Nickel and Dimed by Barbara Ehrenreich
November 11, 2011 at 12:26 am Kate Leave a comment

In the interest of full disclosure, I make roughly 50 percent of my area’s median income, which qualifies me for subsidized housing. Rent for a studio in my town is roughly $500 to $600 a month, and at my salary, I cannot afford anything more.
Heating bills are high, gas prices are skyrocketing and to be honest, some months it’s tough to pay all of my bills (student loans and car payments making the biggest dents in my income).
The above paragraph, however, is only to let you know that while my life might be hard, it is nothing compared to what Barbara Ehrenreich endures during her work on Nickel and Dimed. Her goal is to find the lowest-paid job and the cheapest apartment she can in any given town and see if she can make ends meet.
The results are startling. Simply, she can’t. She ends up paying $50 a day for the privilege of working at Wal-Mart somewhere near the end of her experiment, when the cost of gas, rent and food are taken into account. The closest she ever comes is while working two jobs, one as a maid and one as a nursing home assistant, working 7 days a week at minimum wage.

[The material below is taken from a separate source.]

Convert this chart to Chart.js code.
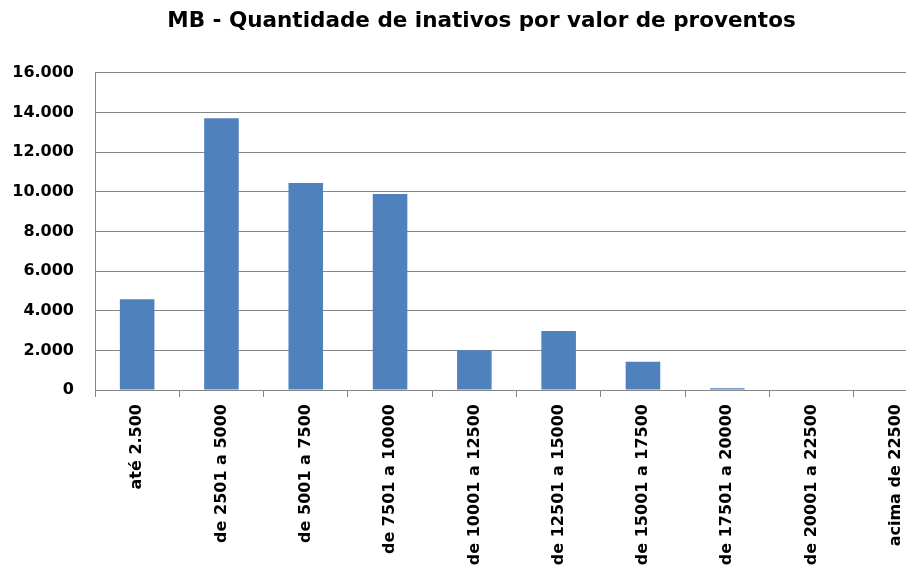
<!DOCTYPE html>
<html>
<head>
<meta charset="utf-8">
<script src="https://cdn.jsdelivr.net/npm/chart.js@4/dist/chart.umd.min.js"></script>
<style>
  html, body { margin: 0; padding: 0; background: #fff; overflow: hidden; }
  #wrap { width: 945px; height: 569px; position: relative; }
</style>
</head>
<body>
<div id="wrap"><canvas id="c"></canvas></div>
<script>
const categories = ["até 2.500", "de 2501 a 5000", "de 5001 a 7500", "de 7501 a 10000", "de 10001 a 12500", "de 12501 a 15000", "de 15001 a 17500", "de 17501 a 20000", "de 20001 a 22500", "acima de 22500"];
const inativos = [4580, 13710, 10440, 9890, 2000, 2970, 1420, 90, 0, 0];
const yTicks = [0, 2000, 4000, 6000, 8000, 10000, 12000, 14000, 16000];
const titleText = "MB - Quantidade de inativos por valor de proventos";

function fmt(v) {
  return String(v).replace(/\B(?=(\d{3})+(?!\d))/g, ".");
}

const fontFamily = "'DejaVu Sans', sans-serif";

// let the y tick labels use the space to the left of the y scale box (avoid clipping)
const widenYLabelArea = {
  id: 'widenYLabelArea',
  afterLayout(chart) {
    const y = chart.scales.y;
    y.left = 0;
    y.width = y.right;
  }
};

new Chart(document.getElementById('c'), {
  type: 'bar',
  data: {
    labels: categories,
    datasets: [{
      label: 'Inativos',
      data: inativos,
      backgroundColor: '#4F81BD',
      borderWidth: 0,
      categoryPercentage: 1.0,
      barPercentage: 0.41
    }]
  },
  plugins: [widenYLabelArea],
  options: {
    responsive: true,
    maintainAspectRatio: false,
    animation: false,
    layout: { padding: { left: 25, right: 7, top: 0, bottom: 0 } },
    plugins: {
      legend: { display: false },
      tooltip: { enabled: false },
      title: {
        display: true,
        text: titleText,
        color: '#000',
        font: { family: fontFamily, size: 21.5, weight: 'bold', lineHeight: 1.2 },
        padding: { top: 9, bottom: 38 }
      }
    },
    scales: {
      x: {
        grid: {
          display: true,
          drawOnChartArea: false,
          drawTicks: true,
          tickLength: 7,
          color: '#868686',
          offset: true
        },
        border: { display: true, color: '#868686' },
        ticks: {
          color: '#000',
          minRotation: 90,
          maxRotation: 90,
          autoSkip: false,
          padding: 7,
          font: { family: fontFamily, size: 16, weight: 'bold' }
        },
        afterFit: (s) => { s.height = 179; }
      },
      y: {
        min: 0,
        max: 16000,
        afterBuildTicks: (s) => { s.ticks = yTicks.map(v => ({ value: v })); },
        grid: {
          color: '#868686',
          drawTicks: false
        },
        border: { display: true, color: '#868686' },
        ticks: {
          color: '#000',
          padding: 21,
          font: { family: fontFamily, size: 16, weight: 'bold' },
          callback: (v) => fmt(v)
        },
        afterFit: (s) => { s.width = 70; }
      }
    }
  }
});
</script>
</body>
</html>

Granted, some of her figures are outdated. The book was published in 2001, and therefore some of the numbers are slightly off. For example, I believe the $7 Ehrenreich made working at Wal-Mart might now be illegal in many states – minimum wage in California was $8.50 last time I checked.
Her point remains crystal clear, however: the poor, even the working poor, are always with us, and nothing will change until wages are hiked. Telling residents on welfare to simply “get a job” is not enough – the jobs have to be able to support a single person, at least.
This is the most compelling piece of non-fiction I have read in ages – definitely worth the entire dollar I spent on it at a thrift store. I might recommend borrowing it first, but definitely give it a read.